Be adaptable to change
The most important attribute of a start-up CFO is the ability to adapt and change. “You can’t be risk-averse,” Mackenzie said. “You really have to have an entrepreneurial mindset to be an effective CFO, because things are changing, sometimes on a daily basis. If you can’t adapt to change and lack that entrepreneurial spirit, you won’t be able to lead the team. The people around you are going for it, and you have to as well.”
Know that many options and employment models are open to finance professionals
If the idea of supporting entrepreneurs and helping businesses grow is appealing, consider the capacity in which you want to be involved. “If you are getting involved in a very early-stage company,” Soskin said, “do you want to just be taking a salary? Or do you want to be involved in the whole story with them? For example, drawing a subsistence-level income, while having some kind of stake in the business. I would ask about the shared risk for a shared-reward scenario.”

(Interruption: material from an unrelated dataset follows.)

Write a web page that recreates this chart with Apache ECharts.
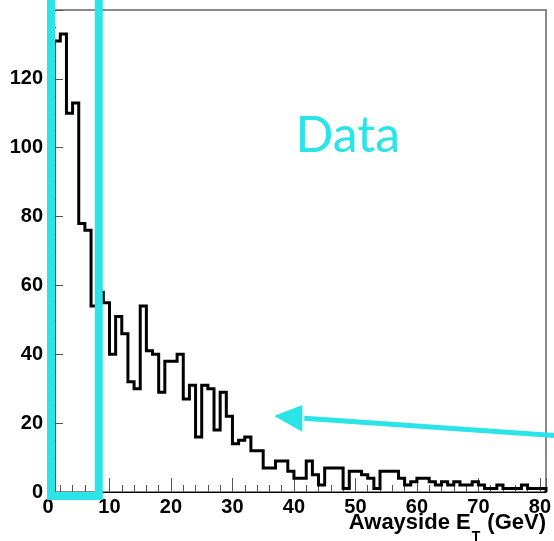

A range of contract models and levels of commitment can suit your work patterns and availability. The lowest level of commitment with the least risk is as a freelance, part-time CFO. There is a growing network of CFOs for hire, particularly in start-up hubs, McCullough said. But this option requires constantly prospecting new clients, which could be a challenge if self-promotion doesn’t come naturally.
Know that the skills you gain will always be — no matter the start-up’s fate
Bear in mind that while many start-ups fail, there are startups — and, therefore, opportunities for finance professionals — everywhere. “Start-ups are providing the most economic value and the most job creation, and solving more and more issues more readily than companies that have been around for many, many years,” Soskin said. “And, obviously, this is a phenomenon that carries across the world, whether it’s inside or outside of our growing network.”
And if you decide not to pursue a start-up job after leaving a failed one, take comfort in the fact that the skills and lessons learned at a fledgling company can be applied to businesses of all shapes and sizes.